Pay at universities is often lower than similar positions in the private sector. Would universities who got rid of tenure be willing to bring their pay in line with what people could get in industry? My guess is, “No.”

When McNutt became editor of Science, lots said, “Hey, it’s great to have a woman in charge of Science!” But this editorial is just the latest in a repeated set of regressive articles getting by Science’s editorial team, which have regularly seemed to involve gender issues, and McNutt’s presence as editor doesn’t seem to be slowing things down. I just don’t get it.

Hat tip to Terry McGlynn and Bashir3000.

Additional: In an unrelated but somehow in the same vein of deeply problematic: AAAS, the publisher of Science, elected Patrick Harran a fellow of the society. Harran was charged with four counts of felony following the death of an undergraduate student in a lab accident. More at the Curious Wavefunction and Chemjobber.

Related posts

Breaking brand: Science magazine’s latest self-inflicted crisis

External links

Whither (wither?) tenure?
Saint Rose faculty informed of cuts Friday


David Condon said...

I feel like you're ignoring tradeoffs, and being less than generous to McNutt's position. For instance, here:

"The problem is administrators have been cheap, and have tended to exploit their non-tenured faculty with heavy responsibilities and few benefits because they could."
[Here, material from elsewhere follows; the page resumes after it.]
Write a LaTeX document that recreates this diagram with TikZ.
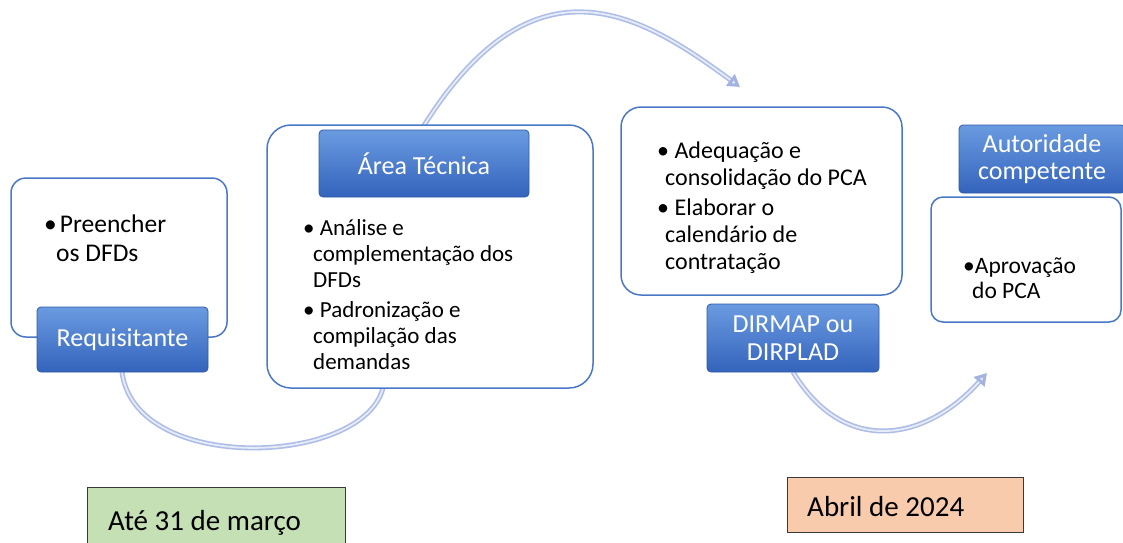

Might this instead be because universities receive less funding than they used to? And might tenured jobs be difficult to obtain because they're scarce relative to the number of people who want such jobs rather than because old men are just a bunch of insensitive pricks?

Jonathan Badger said...

I also think you are ignoring the hordes of non-tenure track soft-money research professors (of which I used to be one before moving to the NIH intramural program, also without tenure but with a bit more security than a soft-money position). It's easy to say tenure exists to counter the lower pay in academia as compared to the private sector, but that ignores the reality that there are a growing number of people in academia who are working at the same low pay (or lower) who aren't being offered the potential of tenure.